The Fed argues the historically low rates are needed to help underwater homeowners refinance their mortgages and revive the ailing economy. But critics say they’re hurting savers by robbing them of hundreds of billions of dollars in lost income.
“We’re punishing people who did the right thing,” says Christopher Whalen, an outspoken bank-industry analyst. “A lot of grandmas out there who put money away can’t survive, because their savings aren’t paying any interest.”
Retirees and other savers might not mind as much if the Fed’s strategy were working, but the low interest rates are discouraging banks from offering loans, because they’re loath to lock in such paltry rates.
The Fed “is saying savers should suck it up because they’ll be better off if the economy turns around,” says Mark Calabria, the director of financial-regulation studies at libertarian think tank the Cato Institute. “If that was really the case, people would look at it differently.

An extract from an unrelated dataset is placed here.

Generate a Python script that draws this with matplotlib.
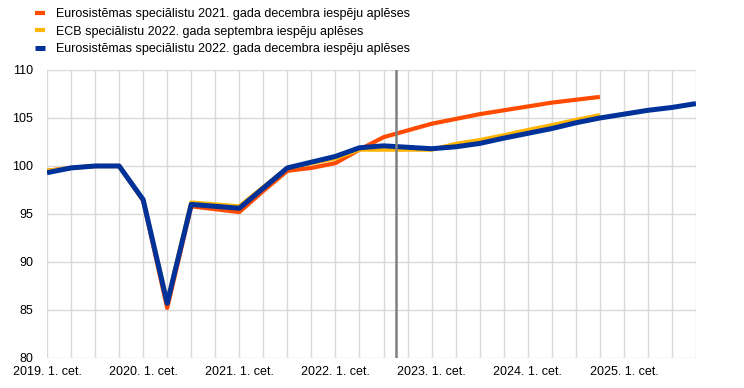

“If you add that up over the last several years, it’s probably two times the effect of what the stimulus was,” says Calabria. “And the effect is negative.”
The outcry over the massive transfer of wealth intensified recently after Bernanke pledged to not ratchet up rates for another two and a half years.
One harsh critic is Rep. Paul Ryan (R-Wis.), a name bandied about as a candidate for the Republican vice presidency, who calls the policy a bailout for debtors.
While the low rates have been a boon for those who can refinance, pay less on their mounds of household debt or get great financing on a new car, many Americans have been shut out.
“You hear about teaser rates, but most people can’t borrow at those rates,” says Whalen. “Banks are being cautious, and they’re not getting paid [enough interest] to take risks.”
Perhaps the biggest beneficiary of the zero interest rate policy — “zirp,” for short — is the federal government.
“The rates are facilitating deficit spending because of the cheaper cost of borrowing,” says Calabria. “What’s missing is that the policy is making it far less likely that banks will lend to the private sector.”